Each year Wan-Ifra brings to its members through its conferences and workshops lessons that are designed to make newspapers modern, nimble and digitally-enabled. The idea is to share knowledge to create and distribute news through print and cross media channels economically and effectively. This year the Wan-Ifra India 2014 Annual Conference will be held on 17 and 18 September 2014 at Hotel Le Meridien in New Delhi with three pre- conference workshops on data journalism, new media metrics and densitometry. The conference will bring together experts from newspaper organizations across the world to present their perspectives with case studies, to the attending delegates. This is usually an event that shares the experience collated from newsrooms production and advertisement centres and is an unique mix of technology and business solutions summarized under three main heads: the newsroom summit; the printing summit and; the cross media and advertising summit.
Discussing change
Print newspapers are changing both globally as well as in India. The cut-off lengths are shorter, the print runs are shorter and more varied, but the color pages have increased and so has the design component. Perhaps the content quality has not improved but the focus is increasingly a mix of global and local and so has the dissemination of news — global through the net and mobile phones and local through the print media.
While print is still the primary revenue earner, mobile viewing is increasing at a phenomenal rate pointing to a real possibility of drawing in the new reader and generating revenue through mobile monetization.
Digital media has immediacy but also a 24×7 continuity that needs to be relevant to viewers across the globe. It is an endless stream of a never ending flow of information, always updated and fresh from a world that never
sleeps. Printed paper gives refined and vetted news which has a historic relevance as published documentation over a defined time period. The digital information is a mix of vetted and unverified news much broader in scope but gelatinous and unstructured in form, always moving and expanding but not the solid vetted mass that print provides. The challenge for news publishers is to build on the strength of these two mediums and grow their audience and business, and the Wan-Ifra conferences help merge the two media platforms.
From newsroom challenges to waste management
The first day’s sessions start with an address by TN Ninan, chairman, Business Standard discussing where to draw the line between advertisement and editorial, in the newsroom summit. In the printing summit, K Balaji, director of Kasturi and Sons, will talk about managing newspaper waste and Sunil Patil and Amit Gupta of BCCL will discuss ways to reduce energy consumption.

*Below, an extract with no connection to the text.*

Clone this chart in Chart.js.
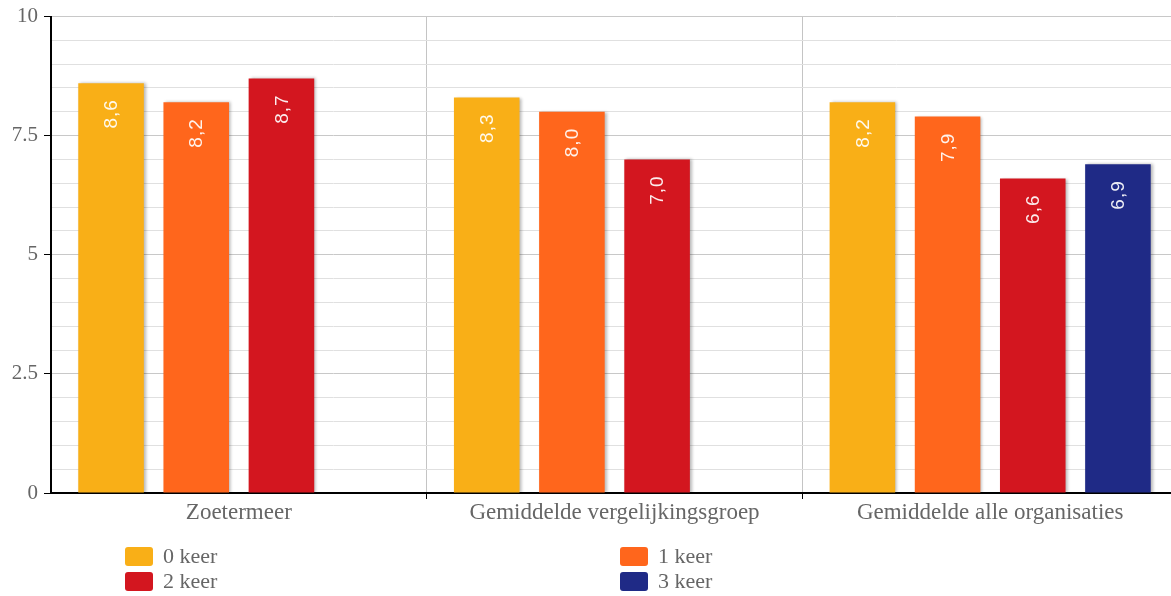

Rahul Kansal, executive president, BCCL will discuss how Times of India builds brand strategies in the cross media advertising summit.
This will be followed by a digital story telling session by Kevin Anderson, regional executive editor, Gannett Wisconsin Media, on how to develop content focussed for delivery in individual mediums, and a discourse by Rob Rose, investigative journalist, Sunday Times, South Africa on the challenges and risks to investigative journalism in the newsroom summit. The printing summit will deal with meeting the technical challenge of using high pigmentation inks with 42 gsm newsprint presented by Snehasis Roy, AVP manufacturing of ABP.
The digital insights
The post lunch session on day one would focus on digital transformation of Malayala Manorama, one of the most happening events in the newspaper industry in India, presented by Mariam Mammen Mathew, COO of Manorama Online. This would be followed by a discourse on metered paywall by Andrew Holden, editor-in-chief, The Age, Australia. The post tea sessions would have Thomas Smolders, head international rollout of Blendle, a media startup and R Sukumar, editor of Mint talking on paywalls and integrated newsrooms. The printing summit would have presentations by Kartik Taneja of Google and Florian Nehm of Alex Springer on managing search engine and social media support to propel conventional news.
The second day sessions have a very interesting spin mixing news with education and with presentations by Serene Goh, editor, The Strait Times, Singapore and Basant Rathore, brand strategy head of Dainik Jagaran in the newsroom summit. In the printing summit there will be talks on hazardous waste management by Michael Buckley of PEFC Singapore and K Srinivas of Enviro Engineers while the cross media advertising summit will see AJ Christopher of Eenadu and Nikhil Ganju of Trip Advisor speak on brand management strategies.